If excessive bleeding is present in a bloodless patient, there must be a low threshold for return to the OR since transfusion is not an option. Click the icons to see additional strategies.

  • Closely monitor patient for blood loss, and promptly arrest any bleeding

  • Maintain patient normothermia

  • Avoid hypertension

  • Administer hemostatic agents

  • Use postoperative cell salvage, if acceptable to the patient

  • Determine optimal restart dates for medications that inhibit hemostasis

  • Limit phlebotomy to necessary diagnostic testing

Optimize tissue oxygenation

  • Put patients in hyperbaric oxygen chambers to increase blood oxygenation

  • Minimize oxygen consumption through appropriate interventions, such as sedation and analgesia

  • Manage blood volume with judicious use of non-blood expanders

  • Administer IV iron therapy

  • Administer ESAs

  • Limit blood draws and use low-volume phlebotomy tubes

  • Consider single blood draw versus multiple draws

  • If available, utilize real-time noninvasive hemoglobin monitoring to limit blood draws

Recap: Pillars of BMS

We’ve seen the perioperative steps that need to be taken for bloodless patients and how the pillars factor into those steps. Let’s now listen to Dr. Hiep Dao, assistant professor in the Department of Anesthesia at Georgetown University Hospital, about why these pillars are so important and why it’s vital to factor them in early on in the course of a patient’s treatment.

Dr. Hiep Dao

Assistant Professor, Department of Anesthesia
MedStar Georgetown University Hospital

I think the whole idea of managing a bloodless patient encompasses everyone that interacts with this patient and their care. Whether it’s the nursing staff, the anesthesiologist, the surgical team, the resident, the intern, the nurse that will be taking care of the patient postoperatively, we all have a hand in the care of this patient. We talk to the intern or the surgeon that’s going to be taking care of the patient and say, “Well, let’s get this patient in our preoperative clinic a month ahead of time so we can start this iron therapy.” So the day they come in for surgery, the surgical team, the anesthesia team, we’re all on the same page.

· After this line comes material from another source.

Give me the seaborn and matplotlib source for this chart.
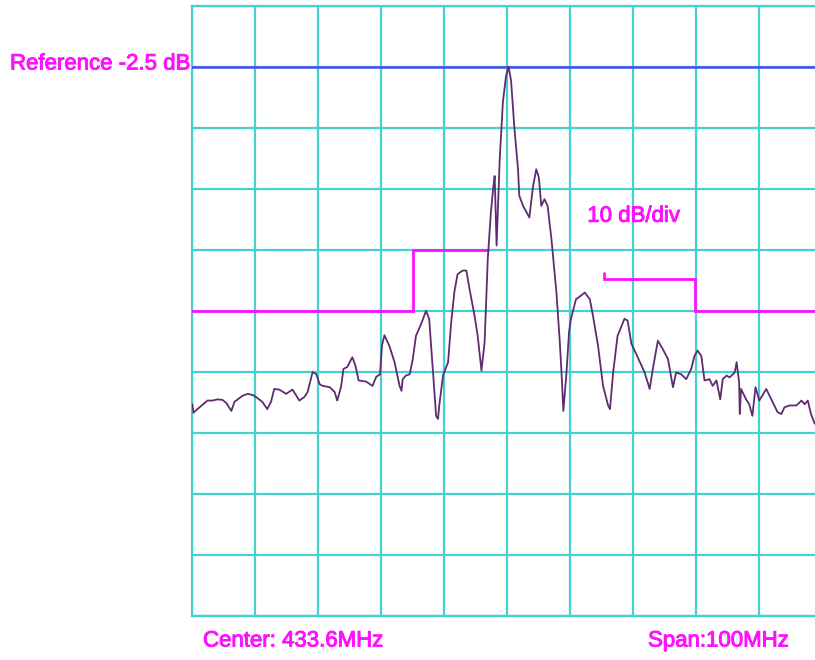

It’s nice to have known this patient before because you get in the operating room and again we tell the surgeon, “Strict hemostasis, use electrocautery.” From an anesthesia standpoint, can we lower the blood pressure a little bit in order to decrease the risk of bleeding? Should we have cell salvage? Should we do normovolemic hemodilution? Postoperatively, keeping these patients warm, doing other things that optimize their hemoglobin and optimize their care.

I love it myself—working with these patients—because a lot of times they come in very frustrated. They’ve been to other institutions, been with other providers, who have not seen the data, really. Having a provider that understands where they’re coming from and their goals of care and a listening ear, I think is the best thing.

As a practicing anesthesiologist, transfusion medicine is a part of our practice. But even as a young physician, we weren’t taught about, “What’s the alternative to giving blood?” And really it’s educating the next generation of providers. Educating the new interns that come in, educating the new surgeons—or even the older surgeons who have this thought of transfusion as always the best thing for patients.

Identifying a subset population, too, has been a unique part of my practice now. We never had that in training and now we’re looking at bloodless medicine patients as a subset patient population and developing ways to better manage their care.